Short task
Leave the pictures out. Retype exactly the lines below from the one containing "Emit a Python" through the one containing "ax.set_axisbelow(True)", and no others.

Items
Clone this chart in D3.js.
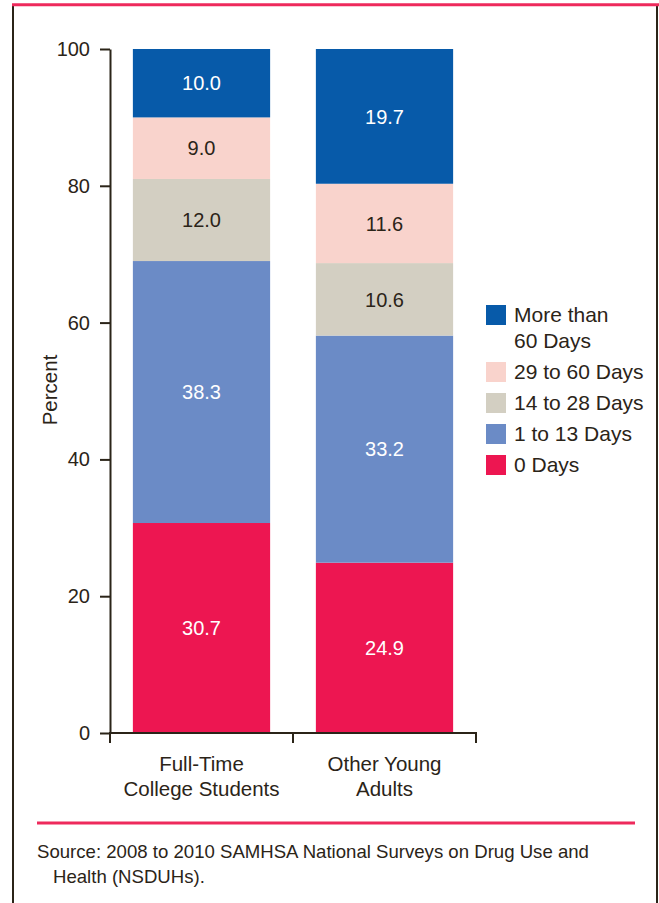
<!DOCTYPE html>
<html><head><meta charset="utf-8">
<script src="https://cdn.jsdelivr.net/npm/d3@7"></script>
<style>
html,body{margin:0;padding:0;background:#fff;}
svg{display:block;font-family:"Liberation Sans",Arial,Helvetica,sans-serif;}
</style></head>
<body>
<script>
const categories = [["Full-Time","College Students"],["Other Young","Adults"]];
const seriesNames = ["0 Days","1 to 13 Days","14 to 28 Days","29 to 60 Days","More than 60 Days"];
const seriesColors = ["#ed1651","#6b8bc6","#d3cfc2","#f9d3cc","#075aa9"];
const seriesTextColors = ["#fff","#fff","#2b2418","#2b2418","#fff"];
const collegeValues = [30.7,38.3,12.0,9.0,10.0];
const otherValues = [24.9,33.2,10.6,11.6,19.7];
const yTicks = [0,20,40,60,80,100];
const legendLabels = [["More than","60 Days"],["29 to 60 Days"],["14 to 28 Days"],["1 to 13 Days"],["0 Days"]];
const legendOrder = [4,3,2,1,0];
const sourceLines = ["Source: 2008 to 2010 SAMHSA National Surveys on Drug Use and","Health (NSDUHs)."];

const W=659,H=903, ink="#2b2418", pink="#ee2a5c";
const svg=d3.select("body").append("svg").attr("width",W).attr("height",H);

// frame
svg.append("line").attr("x1",13).attr("x2",13).attr("y1",4).attr("y2",H).attr("stroke",ink).attr("stroke-width",2);
svg.append("line").attr("x1",657).attr("x2",657).attr("y1",4).attr("y2",H).attr("stroke",ink).attr("stroke-width",2);
svg.append("line").attr("x1",12).attr("x2",659).attr("y1",4.7).attr("y2",4.7).attr("stroke",pink).attr("stroke-width",3);

const x=d3.scaleBand().domain([0,1]).range([110,476]).paddingInner(0.25).paddingOuter(0.125);
const y=d3.scaleLinear().domain([0,100]).range([733,49]);

const data=[collegeValues,otherValues];
const g=svg.append("g");
data.forEach((vals,i)=>{
  let cum=0;
  vals.forEach((v,j)=>{
    const y0=cum, y1=cum+v; cum=y1;
    g.append("rect").attr("x",x(i)).attr("width",x.bandwidth())
      .attr("y",y(y1)).attr("height",y(y0)-y(y1)).attr("fill",seriesColors[j]);
    g.append("text").attr("x",x(i)+x.bandwidth()/2).attr("y",(y(y0)+y(y1))/2)
      .attr("dy","0.36em").attr("text-anchor","middle").attr("font-size",20)
      .attr("fill",seriesTextColors[j]).text(v.toFixed(1));
  });
});

// y axis
const yAxis=d3.axisLeft(y).tickValues(yTicks).tickSize(10).tickPadding(10).tickSizeOuter(0);
const ya=svg.append("g").attr("transform","translate(110,0)").call(yAxis);
ya.select(".domain").attr("stroke",ink).attr("stroke-width",2);
ya.selectAll(".tick line").attr("stroke",ink).attr("stroke-width",2);
ya.selectAll(".tick text").attr("fill",ink).attr("font-size",20).attr("font-family","Liberation Sans, Arial, sans-serif");

// x axis
svg.append("line").attr("x1",109).attr("x2",477).attr("y1",733).attr("y2",733).attr("stroke",ink).attr("stroke-width",2);
[110,293,476].forEach(t=>svg.append("line").attr("x1",t).attr("x2",t).attr("y1",732).attr("y2",743).attr("stroke",ink).attr("stroke-width",2));
categories.forEach((lines,i)=>{
  const t=svg.append("text").attr("text-anchor","middle").attr("font-size",20.5).attr("fill",ink);
  lines.forEach((l,k)=>t.append("tspan").attr("x",x(i)+x.bandwidth()/2).attr("y",771+k*25).text(l));
});

svg.append("text").attr("transform","translate(57,390) rotate(-90)").attr("text-anchor","middle")
  .attr("font-size",20.5).attr("fill",ink).text("Percent");

// legend
let ly=322;
legendOrder.forEach((si,k)=>{
  svg.append("rect").attr("x",486).attr("y",ly-17).attr("width",20).attr("height",20).attr("fill",seriesColors[si]);
  legendLabels[k].forEach((l,m)=>{
    svg.append("text").attr("x",514).attr("y",ly+m*26).attr("font-size",21).attr("fill",ink).text(l);
  });
  ly += (legendLabels[k].length-1)*26 + 31;
});

// separator + source
svg.append("line").attr("x1",37).attr("x2",635).attr("y1",823).attr("y2",823).attr("stroke",pink).attr("stroke-width",3);
svg.append("text").attr("x",37).attr("y",858).attr("font-size",18.6).attr("fill",ink).text(sourceLines[0]);
svg.append("text").attr("x",53).attr("y",883).attr("font-size",18.6).attr("fill",ink).text(sourceLines[1]);
</script>
</body></html>
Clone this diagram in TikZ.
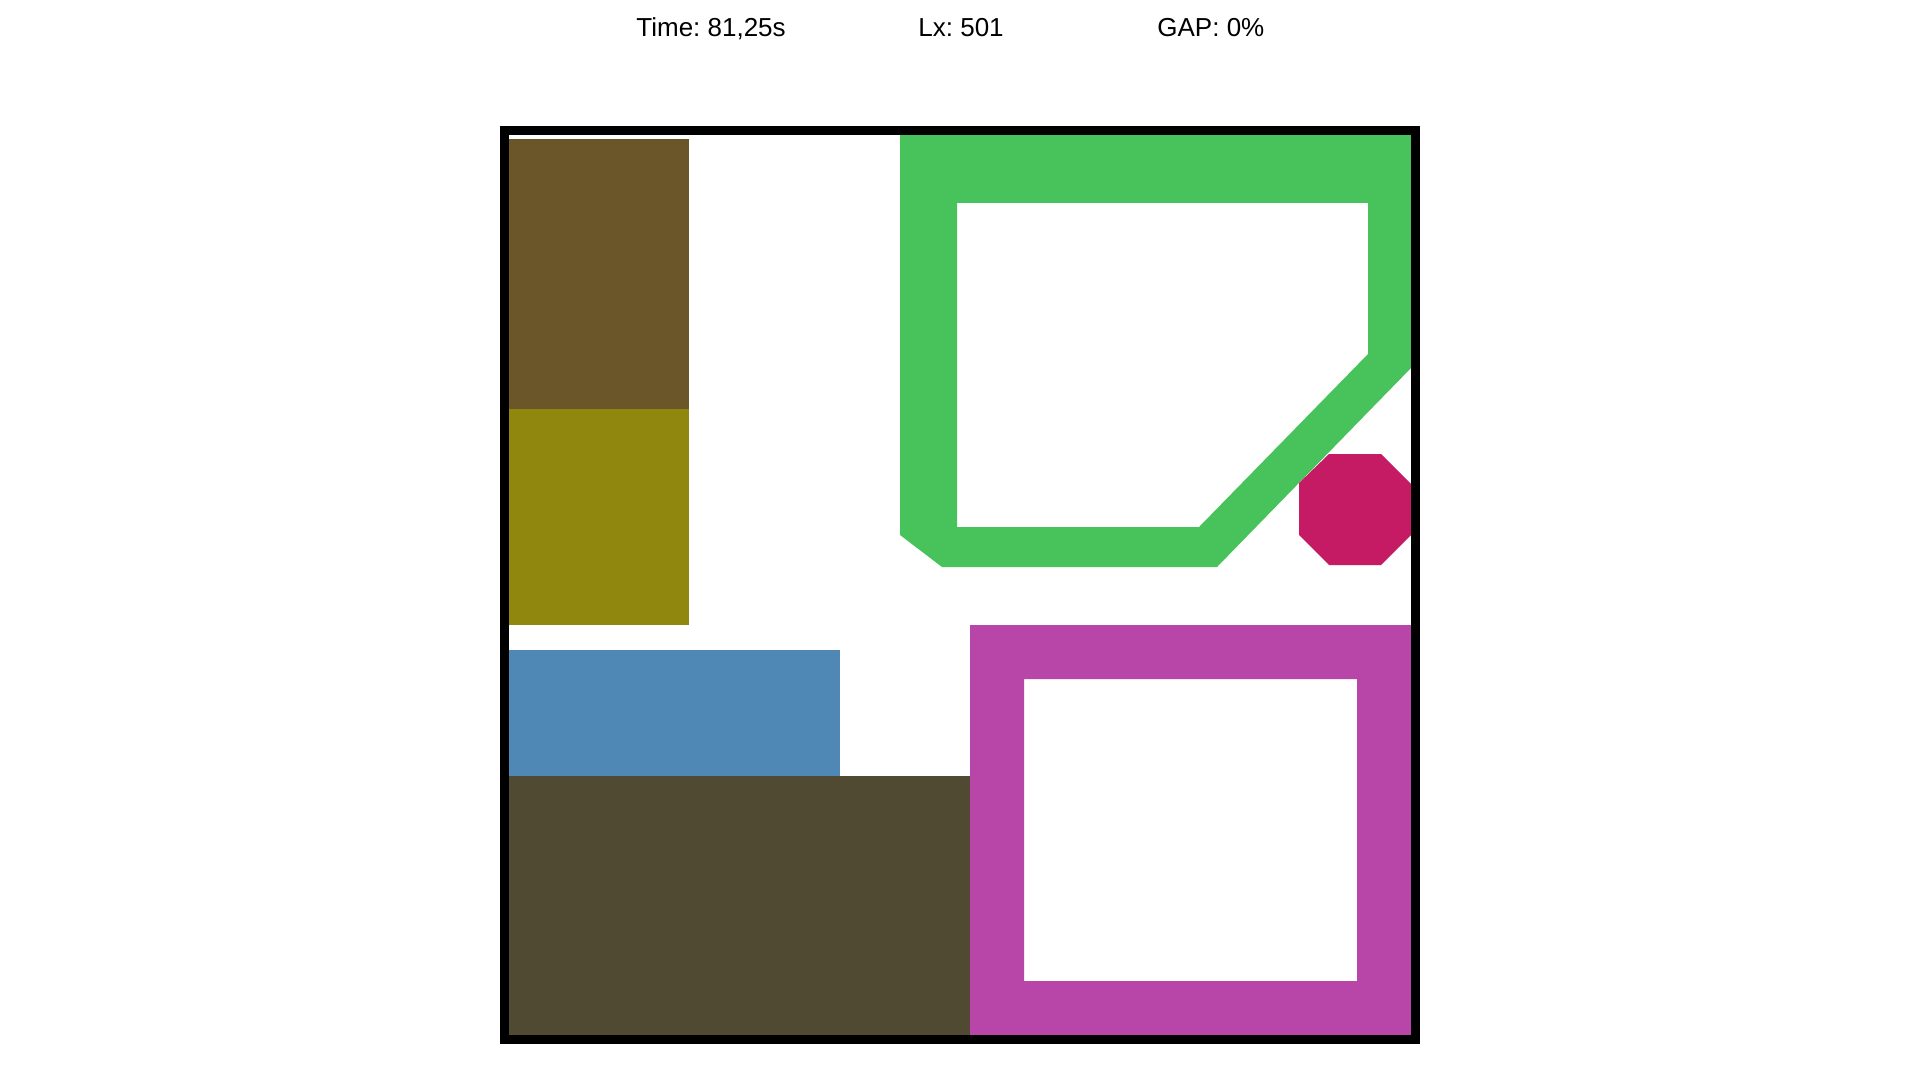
\documentclass[tikz,border=0pt]{standalone}
\usepackage{fontspec}
\setmainfont{Liberation Sans}
\usetikzlibrary{positioning}
\frenchspacing

\definecolor{brownbox}{HTML}{6B5629}
\definecolor{olivebox}{HTML}{8F870E}
\definecolor{bluebox}{HTML}{4F87B5}
\definecolor{darkbox}{HTML}{504A32}
\definecolor{greenring}{HTML}{48C35B}
\definecolor{magring}{HTML}{B846A8}
\definecolor{redoct}{HTML}{C51B64}

\begin{document}
\begin{tikzpicture}[x=0.5pt, y=-0.5pt, every node/.style={font=\fontsize{13}{16}\selectfont, inner sep=0pt}]
                % Khung ảnh
                \useasboundingbox (0,0) rectangle (1920,1080);
                \fill[white] (0,0) rectangle (1920,1080);
                
                % Dòng thông tin
                \node[anchor=base west] (time) at (636,37) {Time: 81,25s};
                \node[anchor=base west] (lx) at (918,37) {Lx: 501};
                \node[anchor=base west] (gap) at (1157,37) {GAP: 0\%};
                
                % Các khối đặc
                \fill[brownbox] (509,139) rectangle (689,409);
                \fill[olivebox] (509,409) rectangle (689,625);
                \fill[bluebox] (509,650) rectangle (840,776);
                \fill[darkbox] (509,776) rectangle (970,1035);
                
                % Vòng xanh lá
                \fill[greenring, even odd rule]
                    (900,135) -- (1411,135) -- (1411,368) -- (1217,567) -- (942,567) -- (900,535) -- cycle
                    (957,203) -- (1368,203) -- (1368,354) -- (1199,527) -- (957,527) -- cycle;
                
                % Vòng tím
                \fill[magring, even odd rule]
                    (970,625) rectangle (1411,1035)
                    (1024,679) rectangle (1357,981);
                
                % Bát giác
                \fill[redoct] (1329,454) -- (1381,454) -- (1411,484) -- (1411,535) -- (1381,565)
                    -- (1329,565) -- (1299,535) -- (1299,483) -- cycle;
                
                % Viền
                \draw[line width=4.5pt] (504.5,130.5) rectangle (1415.5,1039.5);
            \end{tikzpicture}
\end{document}
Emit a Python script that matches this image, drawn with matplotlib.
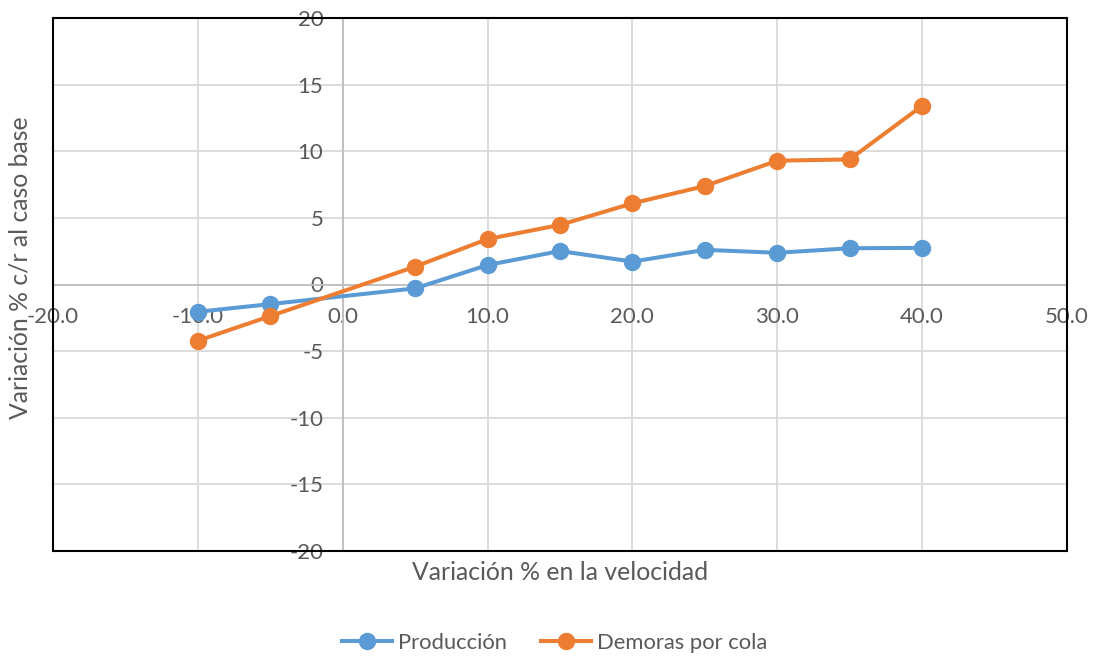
import matplotlib.pyplot as plt
from matplotlib.patches import Rectangle
from matplotlib.ticker import FormatStrFormatter, MultipleLocator

plt.rcParams['font.family'] = ['Lato', 'DejaVu Sans']
plt.rcParams['axes.unicode_minus'] = False

# datos
velocidad = [-10, -5, 5, 10, 15, 20, 25, 30, 35, 40]
produccion = [-2.05, -1.47, -0.29, 1.46, 2.51, 1.72, 2.6, 2.38, 2.72, 2.75]
demoras = [-4.22, -2.37, 1.34, 3.41, 4.47, 6.09, 7.39, 9.29, 9.39, 13.41]

azul = '#5B9BD5'
naranja = '#ED7D31'
gris_txt = '#595959'

fig = plt.figure(figsize=(10.95, 6.56), dpi=100)
ax = fig.add_axes([53/1095, 1 - 551/656, (1067-53)/1095, (551-18)/656])

ax.plot(velocidad, produccion, '-o', color=azul, lw=2.9, ms=11.5,
        label='Producción', zorder=3, clip_on=False)
ax.plot(velocidad, demoras, '-o', color=naranja, lw=2.9, ms=11.5,
        label='Demoras por cola', zorder=3, clip_on=False)

ax.set_xlim(-20, 50)
ax.set_ylim(-20, 20)
ax.xaxis.set_major_locator(MultipleLocator(10))
ax.yaxis.set_major_locator(MultipleLocator(5))
ax.xaxis.set_major_formatter(FormatStrFormatter('%.1f'))
ax.grid(True, color='#d9d9d9', lw=1.3)
ax.set_axisbelow(True)

# ejes cruzando en el origen
for s in ['top', 'right']:
    ax.spines[s].set_visible(False)
ax.spines['left'].set_position(('data', 0))
ax.spines['bottom'].set_position(('data', 0))
ax.spines['left'].set_color('#bfbfbf')
ax.spines['bottom'].set_color('#bfbfbf')
ax.spines['left'].set_linewidth(1.3)
ax.spines['bottom'].set_linewidth(1.3)
ax.tick_params(length=0, labelsize=16, labelcolor=gris_txt)
ax.tick_params(axis='y', pad=14)
ax.tick_params(axis='x', pad=16.5)

# marco exterior
ax.add_patch(Rectangle((0, 0), 1, 1, transform=ax.transAxes, fill=False,
                       ec='black', lw=1.5, zorder=5, clip_on=False))

fig.text(560/1095, 1 - 573/656, 'Variación % en la velocidad', ha='center',
         va='center', fontsize=17.8, color=gris_txt)
fig.text(20/1095, 1 - 268/656, 'Variación % c/r al caso base', ha='center',
         va='center', rotation=90, fontsize=17.8, color=gris_txt)

fig.legend(loc='center', bbox_to_anchor=(555/1095, 1 - 643/656), ncol=2,
           frameon=False, fontsize=15.8, handlelength=2.25, columnspacing=1.55,
           handletextpad=0.3, labelcolor=gris_txt)

fig.savefig('out.png', dpi=100)
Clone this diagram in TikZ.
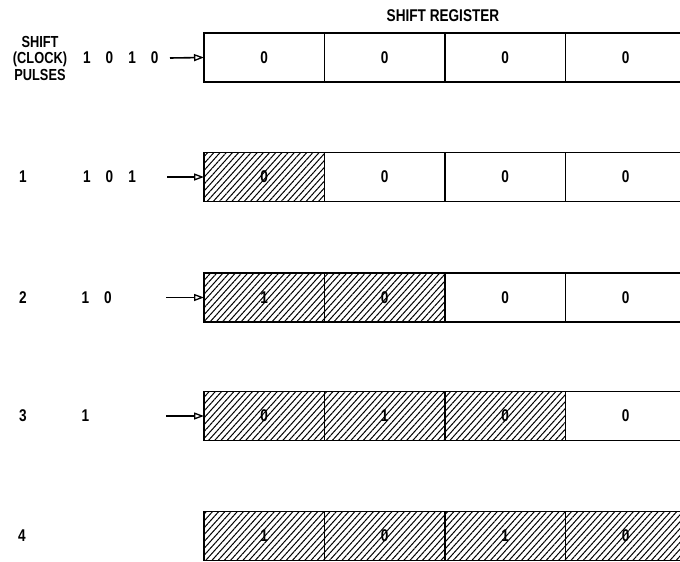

Solution for this exercise
Emit a Python script that matches this image, drawn with matplotlib.
import matplotlib.pyplot as plt
from matplotlib.patches import Rectangle
from matplotlib.ticker import FormatStrFormatter, MultipleLocator

plt.rcParams['font.family'] = ['Lato', 'DejaVu Sans']
plt.rcParams['axes.unicode_minus'] = False

# datos
velocidad = [-10, -5, 5, 10, 15, 20, 25, 30, 35, 40]
produccion = [-2.05, -1.47, -0.29, 1.46, 2.51, 1.72, 2.6, 2.38, 2.72, 2.75]
demoras = [-4.22, -2.37, 1.34, 3.41, 4.47, 6.09, 7.39, 9.29, 9.39, 13.41]

azul = '#5B9BD5'
naranja = '#ED7D31'
gris_txt = '#595959'

fig = plt.figure(figsize=(10.95, 6.56), dpi=100)
ax = fig.add_axes([53/1095, 1 - 551/656, (1067-53)/1095, (551-18)/656])

ax.plot(velocidad, produccion, '-o', color=azul, lw=2.9, ms=11.5,
        label='Producción', zorder=3, clip_on=False)
ax.plot(velocidad, demoras, '-o', color=naranja, lw=2.9, ms=11.5,
        label='Demoras por cola', zorder=3, clip_on=False)

ax.set_xlim(-20, 50)
ax.set_ylim(-20, 20)
ax.xaxis.set_major_locator(MultipleLocator(10))
ax.yaxis.set_major_locator(MultipleLocator(5))
ax.xaxis.set_major_formatter(FormatStrFormatter('%.1f'))
ax.grid(True, color='#d9d9d9', lw=1.3)
ax.set_axisbelow(True)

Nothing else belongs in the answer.